## PROBLEM REQUIREMENTS
Copy each line below exactly and leave the pictures out.

## GIVEN MATERIAL

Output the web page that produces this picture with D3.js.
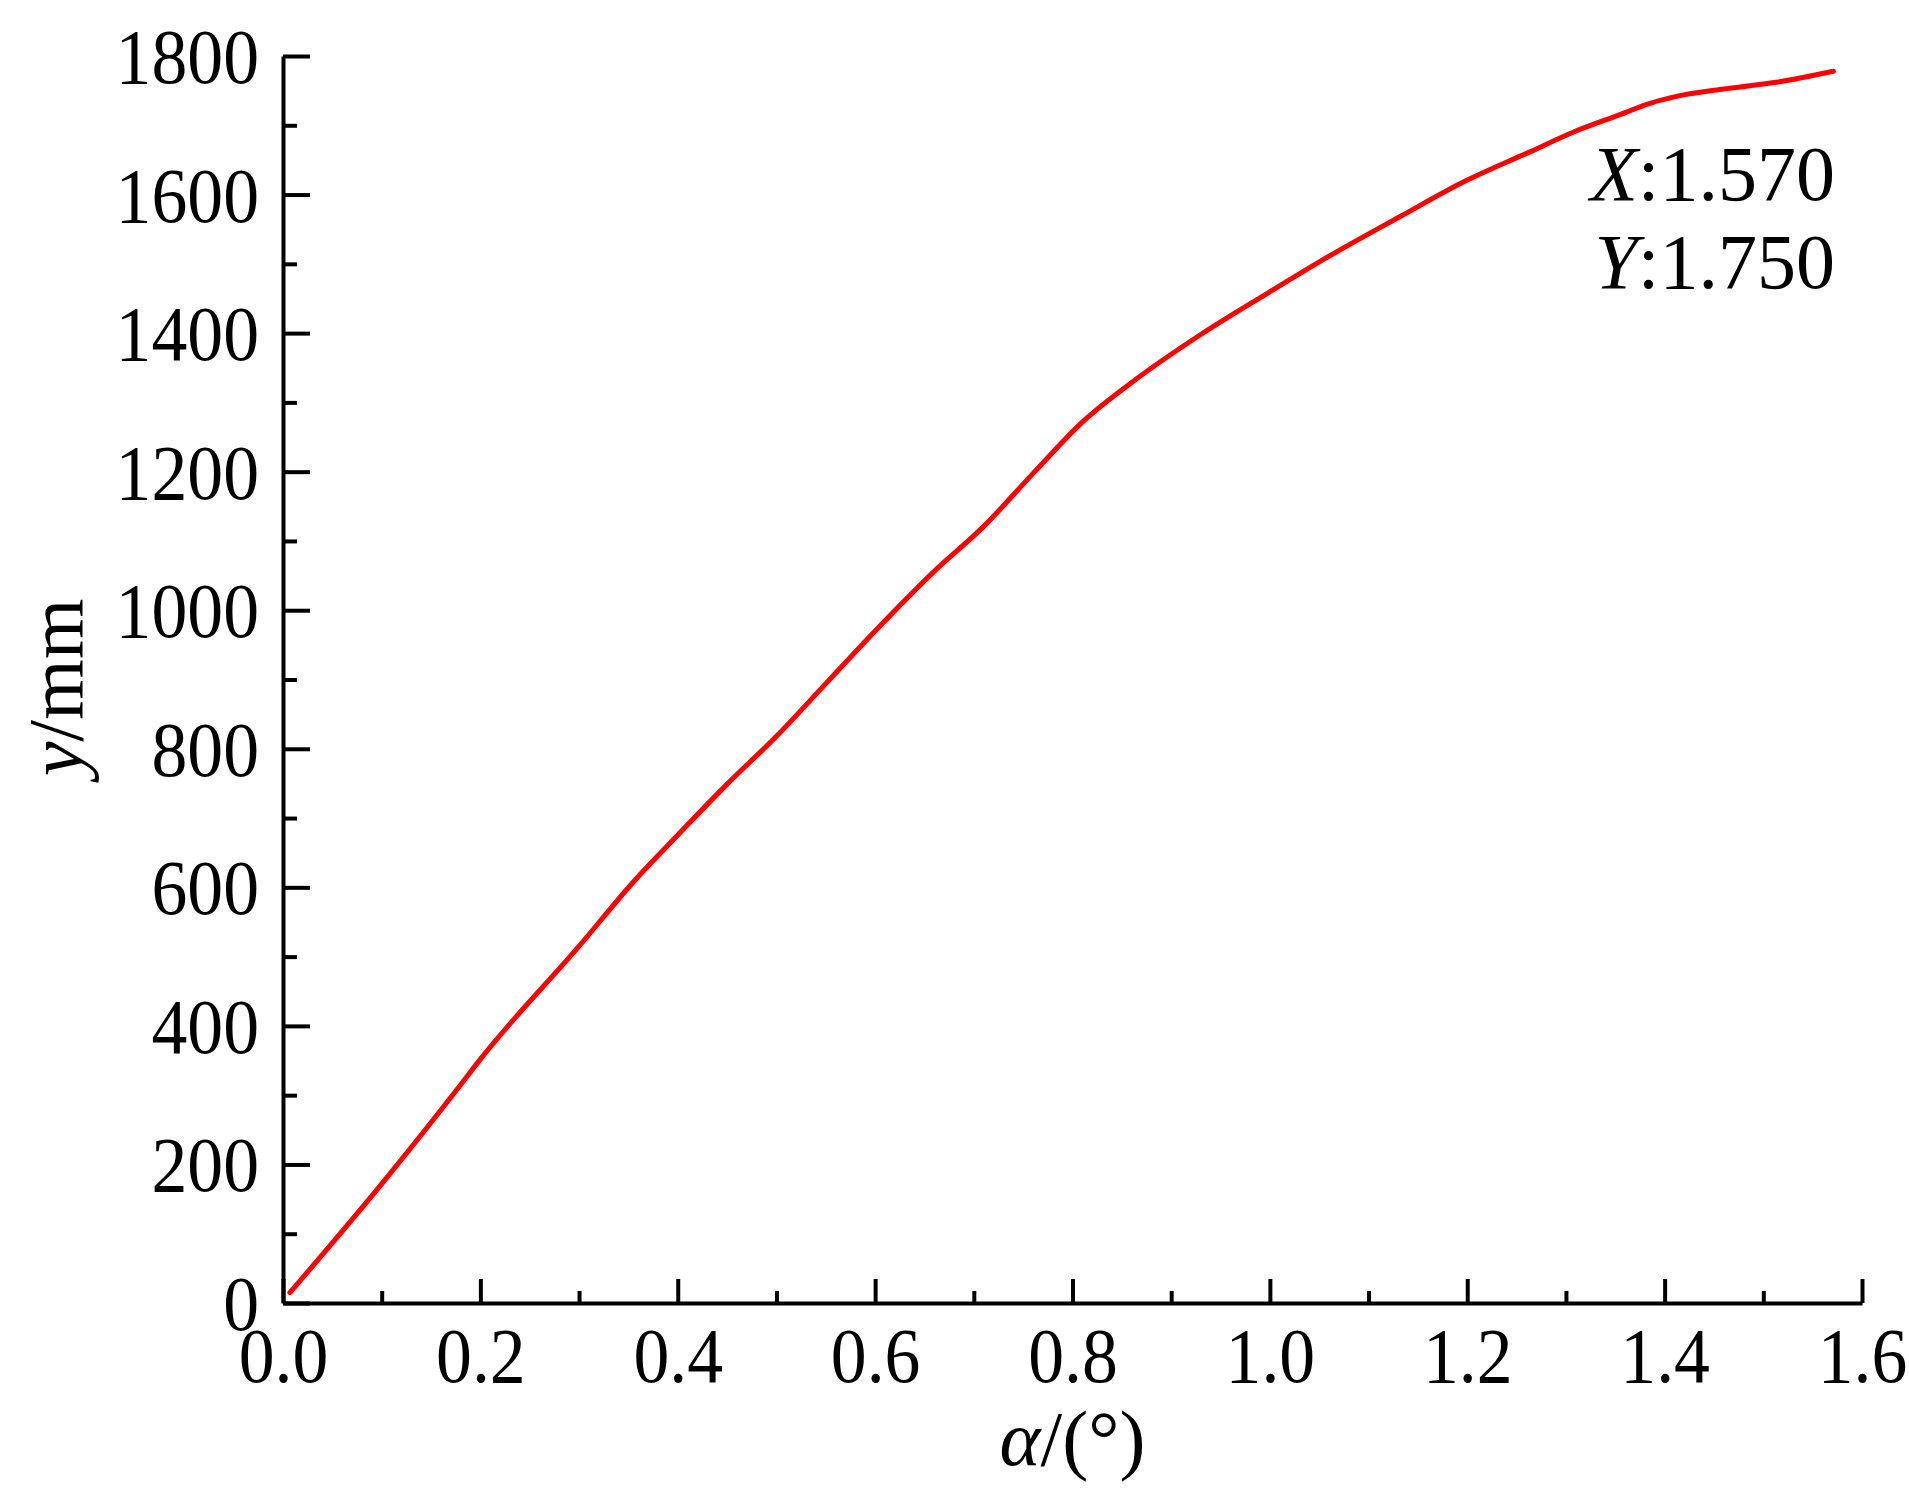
<!DOCTYPE html>
<html>
<head>
<meta charset="utf-8">
<script src="https://cdn.jsdelivr.net/npm/d3@7"></script>
<style>
  body { margin: 0; background: #fff; }
  svg text { font-family: "Liberation Serif", "Times New Roman", serif; fill: #000; }
</style>
</head>
<body>
<svg></svg>
<script>
var alpha = [0.007, 0.1, 0.18, 0.2, 0.3, 0.357, 0.401, 0.45, 0.5, 0.55, 0.6, 0.659, 0.71, 0.761, 0.811, 0.862, 0.93, 0.997, 1.06, 1.133, 1.196, 1.264, 1.309, 1.354, 1.386, 1.413, 1.458, 1.513, 1.571];
var yMm = [15, 172, 315, 352, 515, 611, 677, 749, 818, 894, 970, 1055, 1121, 1199, 1273, 1331, 1398, 1457, 1511, 1569, 1618, 1662, 1691, 1715, 1732, 1742, 1752, 1762, 1778];

var xMajor = [0, 0.2, 0.4, 0.6, 0.8, 1.0, 1.2, 1.4, 1.6];
var xMinor = [0.1, 0.3, 0.5, 0.7, 0.9, 1.1, 1.3, 1.5];
var yMajor = [0, 200, 400, 600, 800, 1000, 1200, 1400, 1600, 1800];
var yMinor = [100, 300, 500, 700, 900, 1100, 1300, 1500, 1700];

var annotation = [["X", ":1.570"], ["Y", ":1.750"]];

var W = 1909, H = 1492;
var margin = {top: 56, right: 47, bottom: 189, left: 283};
var fontSize = 78;

var svg = d3.select("svg").attr("width", W).attr("height", H);

var x = d3.scaleLinear().domain([0, 1.6]).range([margin.left, W - margin.right]);
var y = d3.scaleLinear().domain([0, 1800]).range([H - margin.bottom, margin.top]);

var data = alpha.map(function(a, i) { return {a: a, v: yMm[i]}; });

// minor ticks first
svg.append("g")
  .attr("transform", "translate(0," + y(0) + ")")
  .call(d3.axisBottom(x).tickValues(xMinor).tickSize(-12).tickFormat(""))
  .call(function(g) { g.select(".domain").remove(); });

svg.append("g")
  .attr("transform", "translate(" + x(0) + ",0)")
  .call(d3.axisLeft(y).tickValues(yMinor).tickSize(-14).tickFormat(""))
  .call(function(g) { g.select(".domain").remove(); });

var xAxis = svg.append("g")
  .attr("transform", "translate(0," + y(0) + ")")
  .call(d3.axisBottom(x).tickValues(xMajor).tickSize(-24).tickSizeOuter(0).tickPadding(24).tickFormat(d3.format(".1f")));

var yAxis = svg.append("g")
  .attr("transform", "translate(" + x(0) + ",0)")
  .call(d3.axisLeft(y).tickValues(yMajor).tickSize(-27).tickSizeOuter(0).tickPadding(24).tickFormat(d3.format("d")));

svg.selectAll(".tick line, .domain")
  .attr("stroke", "#000")
  .attr("stroke-width", 4);

// tick numbers in the reference are a bit narrower than the font
svg.selectAll(".tick text")
  .style("font-size", fontSize + "px")
  .style("font-family", "'Liberation Serif', 'Times New Roman', serif")
  .attr("transform", "scale(0.92,1)");

yAxis.selectAll(".tick text").attr("dy", "0.34em").attr("x", -26);

// curve
svg.append("path")
  .datum(data)
  .attr("fill", "none")
  .attr("stroke", "#ff0000")
  .attr("stroke-width", 5)
  .attr("stroke-linecap", "round")
  .attr("stroke-linejoin", "round")
  .attr("d", d3.line()
    .x(function(d) { return x(d.a); })
    .y(function(d) { return y(d.v); })
    .curve(d3.curveMonotoneX));

// axis titles
var xt = svg.append("text")
  .attr("x", (x(0) + x(1.6)) / 2)
  .attr("y", 1465)
  .attr("text-anchor", "middle")
  .style("font-size", fontSize + "px");
xt.append("tspan").style("font-style", "italic").text("α");
xt.append("tspan").text("/(°)");

var yt = svg.append("text")
  .attr("transform", "translate(82," + ((y(0) + y(1800)) / 2 + 8) + ") rotate(-90)")
  .attr("text-anchor", "middle")
  .style("font-size", fontSize + "px");
yt.append("tspan").style("font-style", "italic").text("y");
yt.append("tspan").text("/mm");

// readout at the end of the curve
annotation.forEach(function(row, i) {
  var t = svg.append("text")
    .attr("x", 1835)
    .attr("y", 200 + i * 88)
    .attr("text-anchor", "end")
    .style("font-size", fontSize + "px");
  t.append("tspan").style("font-style", "italic").text(row[0]);
  t.append("tspan").text(row[1]);
});
</script>
</body>
</html>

## ANSWER TO THE EXERCISE
Output the web page that produces this picture with D3.js.
<!DOCTYPE html>
<html>
<head>
<meta charset="utf-8">
<script src="https://cdn.jsdelivr.net/npm/d3@7"></script>
<style>
  body { margin: 0; background: #fff; }
  svg text { font-family: "Liberation Serif", "Times New Roman", serif; fill: #000; }
</style>
</head>
<body>
<svg></svg>
<script>
var alpha = [0.007, 0.1, 0.18, 0.2, 0.3, 0.357, 0.401, 0.45, 0.5, 0.55, 0.6, 0.659, 0.71, 0.761, 0.811, 0.862, 0.93, 0.997, 1.06, 1.133, 1.196, 1.264, 1.309, 1.354, 1.386, 1.413, 1.458, 1.513, 1.571];
var yMm = [15, 172, 315, 352, 515, 611, 677, 749, 818, 894, 970, 1055, 1121, 1199, 1273, 1331, 1398, 1457, 1511, 1569, 1618, 1662, 1691, 1715, 1732, 1742, 1752, 1762, 1778];

var xMajor = [0, 0.2, 0.4, 0.6, 0.8, 1.0, 1.2, 1.4, 1.6];
var xMinor = [0.1, 0.3, 0.5, 0.7, 0.9, 1.1, 1.3, 1.5];
var yMajor = [0, 200, 400, 600, 800, 1000, 1200, 1400, 1600, 1800];
var yMinor = [100, 300, 500, 700, 900, 1100, 1300, 1500, 1700];

var annotation = [["X", ":1.570"], ["Y", ":1.750"]];

var W = 1909, H = 1492;
var margin = {top: 56, right: 47, bottom: 189, left: 283};
var fontSize = 78;

var svg = d3.select("svg").attr("width", W).attr("height", H);

var x = d3.scaleLinear().domain([0, 1.6]).range([margin.left, W - margin.right]);
var y = d3.scaleLinear().domain([0, 1800]).range([H - margin.bottom, margin.top]);

var data = alpha.map(function(a, i) { return {a: a, v: yMm[i]}; });

// minor ticks first
svg.append("g")
  .attr("transform", "translate(0," + y(0) + ")")
  .call(d3.axisBottom(x).tickValues(xMinor).tickSize(-12).tickFormat(""))
  .call(function(g) { g.select(".domain").remove(); });

svg.append("g")
  .attr("transform", "translate(" + x(0) + ",0)")
  .call(d3.axisLeft(y).tickValues(yMinor).tickSize(-14).tickFormat(""))
  .call(function(g) { g.select(".domain").remove(); });

var xAxis = svg.append("g")
  .attr("transform", "translate(0," + y(0) + ")")
  .call(d3.axisBottom(x).tickValues(xMajor).tickSize(-24).tickSizeOuter(0).tickPadding(24).tickFormat(d3.format(".1f")));

var yAxis = svg.append("g")
  .attr("transform", "translate(" + x(0) + ",0)")
  .call(d3.axisLeft(y).tickValues(yMajor).tickSize(-27).tickSizeOuter(0).tickPadding(24).tickFormat(d3.format("d")));

svg.selectAll(".tick line, .domain")
  .attr("stroke", "#000")
  .attr("stroke-width", 4);

// tick numbers in the reference are a bit narrower than the font
svg.selectAll(".tick text")
  .style("font-size", fontSize + "px")
  .style("font-family", "'Liberation Serif', 'Times New Roman', serif")
  .attr("transform", "scale(0.92,1)");

yAxis.selectAll(".tick text").attr("dy", "0.34em").attr("x", -26);

// curve
svg.append("path")
  .datum(data)
  .attr("fill", "none")
  .attr("stroke", "#ff0000")
  .attr("stroke-width", 5)
  .attr("stroke-linecap", "round")
  .attr("stroke-linejoin", "round")
  .attr("d", d3.line()
    .x(function(d) { return x(d.a); })
    .y(function(d) { return y(d.v); })
    .curve(d3.curveMonotoneX));

// axis titles
var xt = svg.append("text")
  .attr("x", (x(0) + x(1.6)) / 2)
  .attr("y", 1465)
  .attr("text-anchor", "middle")
  .style("font-size", fontSize + "px");
xt.append("tspan").style("font-style", "italic").text("α");
xt.append("tspan").text("/(°)");

var yt = svg.append("text")
  .attr("transform", "translate(82," + ((y(0) + y(1800)) / 2 + 8) + ") rotate(-90)")
  .attr("text-anchor", "middle")
  .style("font-size", fontSize + "px");
yt.append("tspan").style("font-style", "italic").text("y");
yt.append("tspan").text("/mm");

// readout at the end of the curve
annotation.forEach(function(row, i) {
  var t = svg.append("text")
    .attr("x", 1835)
    .attr("y", 200 + i * 88)
    .attr("text-anchor", "end")
    .style("font-size", fontSize + "px");
  t.append("tspan").style("font-style", "italic").text(row[0]);
  t.append("tspan").text(row[1]);
});
</script>
</body>
</html>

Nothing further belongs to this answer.